• _Source material_:
---*---

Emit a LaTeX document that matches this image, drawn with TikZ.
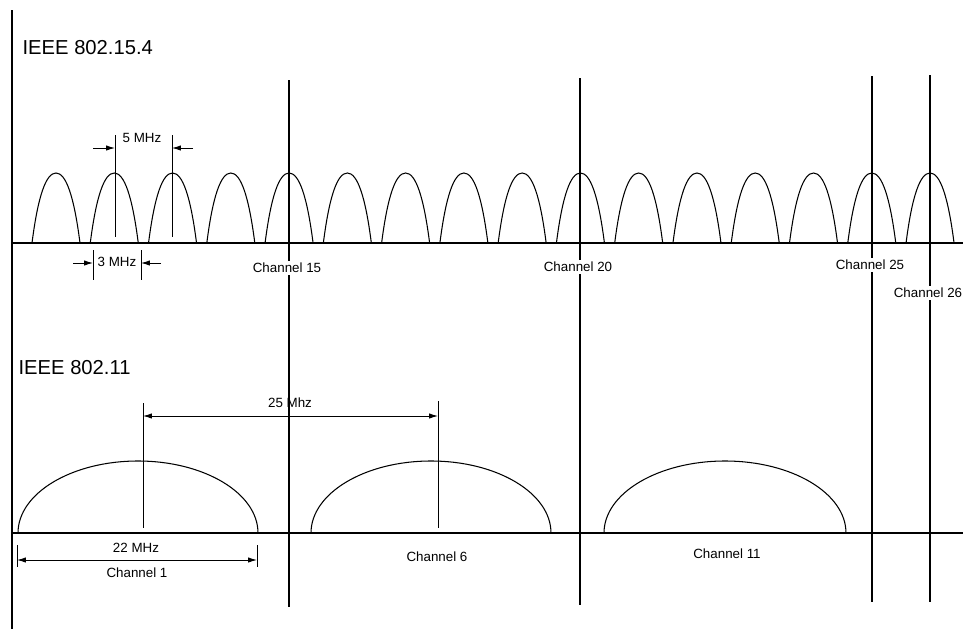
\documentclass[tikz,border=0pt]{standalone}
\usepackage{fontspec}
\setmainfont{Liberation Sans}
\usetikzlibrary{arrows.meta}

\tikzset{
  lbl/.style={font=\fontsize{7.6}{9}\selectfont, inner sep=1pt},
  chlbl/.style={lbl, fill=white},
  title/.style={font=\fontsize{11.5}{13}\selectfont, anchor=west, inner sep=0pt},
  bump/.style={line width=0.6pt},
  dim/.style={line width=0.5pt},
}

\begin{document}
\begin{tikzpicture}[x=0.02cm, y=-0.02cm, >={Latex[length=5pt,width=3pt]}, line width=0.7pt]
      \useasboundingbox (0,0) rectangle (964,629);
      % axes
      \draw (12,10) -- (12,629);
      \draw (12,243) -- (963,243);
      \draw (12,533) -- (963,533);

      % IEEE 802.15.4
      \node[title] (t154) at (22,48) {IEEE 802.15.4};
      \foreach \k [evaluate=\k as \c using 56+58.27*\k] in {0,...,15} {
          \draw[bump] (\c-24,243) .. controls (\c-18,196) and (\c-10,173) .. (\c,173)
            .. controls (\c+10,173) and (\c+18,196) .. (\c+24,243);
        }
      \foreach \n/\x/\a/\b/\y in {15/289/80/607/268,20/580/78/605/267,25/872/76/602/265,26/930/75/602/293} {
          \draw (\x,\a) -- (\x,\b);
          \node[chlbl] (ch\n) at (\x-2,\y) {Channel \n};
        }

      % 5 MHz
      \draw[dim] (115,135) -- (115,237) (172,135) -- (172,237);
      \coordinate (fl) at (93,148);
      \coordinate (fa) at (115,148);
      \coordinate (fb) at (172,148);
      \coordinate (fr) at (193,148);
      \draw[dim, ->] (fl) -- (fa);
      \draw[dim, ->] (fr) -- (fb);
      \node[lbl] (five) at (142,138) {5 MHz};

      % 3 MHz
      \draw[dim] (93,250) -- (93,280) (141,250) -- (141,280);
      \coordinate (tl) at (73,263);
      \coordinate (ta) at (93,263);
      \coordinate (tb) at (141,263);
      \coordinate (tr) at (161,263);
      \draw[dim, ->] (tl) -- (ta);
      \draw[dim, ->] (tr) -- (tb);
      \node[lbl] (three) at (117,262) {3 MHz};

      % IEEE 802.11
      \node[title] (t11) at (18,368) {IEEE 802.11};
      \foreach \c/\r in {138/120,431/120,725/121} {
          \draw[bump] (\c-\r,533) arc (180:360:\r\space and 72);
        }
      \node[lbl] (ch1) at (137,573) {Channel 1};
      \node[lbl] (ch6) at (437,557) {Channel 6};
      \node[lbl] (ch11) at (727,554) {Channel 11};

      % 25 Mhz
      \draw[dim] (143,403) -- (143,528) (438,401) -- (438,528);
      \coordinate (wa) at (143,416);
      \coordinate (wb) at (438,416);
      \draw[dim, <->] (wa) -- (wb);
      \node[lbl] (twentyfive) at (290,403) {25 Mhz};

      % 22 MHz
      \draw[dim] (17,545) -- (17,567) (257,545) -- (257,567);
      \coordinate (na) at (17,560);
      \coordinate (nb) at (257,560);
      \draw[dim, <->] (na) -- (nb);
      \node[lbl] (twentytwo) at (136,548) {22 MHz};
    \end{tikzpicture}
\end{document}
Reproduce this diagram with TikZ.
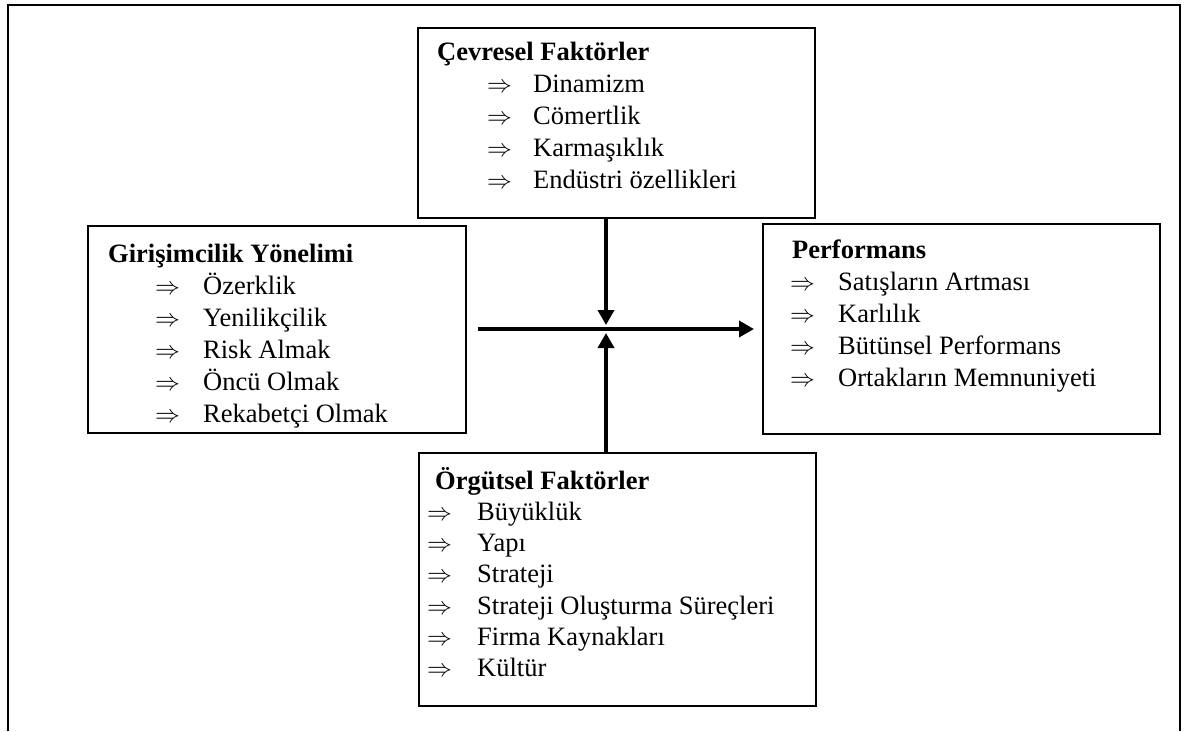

---*---

• _Task brief_:
From the first line above down to the line with "(five) at (142,138)", reproduce every line and no others, omitting pictures.

• _The result_:
Emit a LaTeX document that matches this image, drawn with TikZ.
\documentclass[tikz,border=0pt]{standalone}
\usepackage{fontspec}
\setmainfont{Liberation Sans}
\usetikzlibrary{arrows.meta}

\tikzset{
  lbl/.style={font=\fontsize{7.6}{9}\selectfont, inner sep=1pt},
  chlbl/.style={lbl, fill=white},
  title/.style={font=\fontsize{11.5}{13}\selectfont, anchor=west, inner sep=0pt},
  bump/.style={line width=0.6pt},
  dim/.style={line width=0.5pt},
}

\begin{document}
\begin{tikzpicture}[x=0.02cm, y=-0.02cm, >={Latex[length=5pt,width=3pt]}, line width=0.7pt]
      \useasboundingbox (0,0) rectangle (964,629);
      % axes
      \draw (12,10) -- (12,629);
      \draw (12,243) -- (963,243);
      \draw (12,533) -- (963,533);

      % IEEE 802.15.4
      \node[title] (t154) at (22,48) {IEEE 802.15.4};
      \foreach \k [evaluate=\k as \c using 56+58.27*\k] in {0,...,15} {
          \draw[bump] (\c-24,243) .. controls (\c-18,196) and (\c-10,173) .. (\c,173)
            .. controls (\c+10,173) and (\c+18,196) .. (\c+24,243);
        }
      \foreach \n/\x/\a/\b/\y in {15/289/80/607/268,20/580/78/605/267,25/872/76/602/265,26/930/75/602/293} {
          \draw (\x,\a) -- (\x,\b);
          \node[chlbl] (ch\n) at (\x-2,\y) {Channel \n};
        }

      % 5 MHz
      \draw[dim] (115,135) -- (115,237) (172,135) -- (172,237);
      \coordinate (fl) at (93,148);
      \coordinate (fa) at (115,148);
      \coordinate (fb) at (172,148);
      \coordinate (fr) at (193,148);
      \draw[dim, ->] (fl) -- (fa);
      \draw[dim, ->] (fr) -- (fb);
      \node[lbl] (five) at (142,138) {5 MHz};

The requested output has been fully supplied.